Harlow woman Sharon Jolley fined for cruelty to rabbit
Communities / Tue 8th Jul 2014 pm31 02:39pm
A HARLOW woman was disqualified from keeping rabbits for life after her rabbit was found emaciated with teeth so overgrown that they protruded at least two inches from his mouth. Sharon Jolley, (DOB 17.06.70) of Hillside, Harlow, Essex had previously pleaded guilty at Colchester Magistrates’ Court to causing unnecessary suffering to her white and brown male rabbit Buzz by failing to get his teeth trimmed on 10 June
She was sentenced on Friday (July 4) and as well as the ban made to pay costs of £1,081 and given a 12 month community order with 160 hours of unpaid work.
The three-year-old rabbit was discovered by the RSPCA in October 2013, when his bottom teeth had grown so large that they protruded more than two inches from his mouth, and two of his the top teeth were broken and another curled inwards by an inch. He was taken into an RSPCA clinic by another member of the family who had been caring for him when Jolley was away on holiday
Buzz was also found to have been living in an unclean environment covered with faeces and was extremely thin and dehydrated.
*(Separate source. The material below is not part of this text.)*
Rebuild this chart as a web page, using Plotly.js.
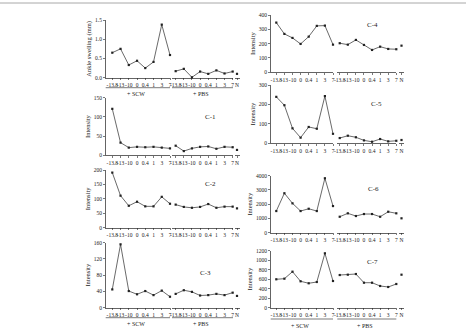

He had been seen by a vet earlier in May 2013, but not in the five months after this.
Very sadly, Buzz was found to be in such a bad state that he had to be put to sleep to end his suffering.
RSPCA inspector Rosie Russon said: “I have never seen teeth like this on a rabbit in the 15 years I have worked for the RSPCA.
“They were massively overgrown and protruded further than I thought possible – it was a truly shocking sight.
“The poor animal was also extremely emaciated. He was collapsed and dying when he was brought to us. The vet said he wouldn’t have had enough to eat or drink for quite some time and is likely to have been starved and dehydrated prior to death over several months.
“This poor rabbit was just left to endure prolonged suffering in silence – left in his hutch and then completely ignored. It may be an extreme case, but rabbits are complex animals to care for and ignorance about the welfare of rabbits and what is needed to look after them is unfortunately something we see quite a lot.”
Rabbits have continuously growing teeth. They should have constant access to hay and/or fresh grass, as these can help wear down their teeth.
The RSPCA recommends that their teeth and claws are checked at least once a week. Only a vet should correct overgrown or misaligned teeth.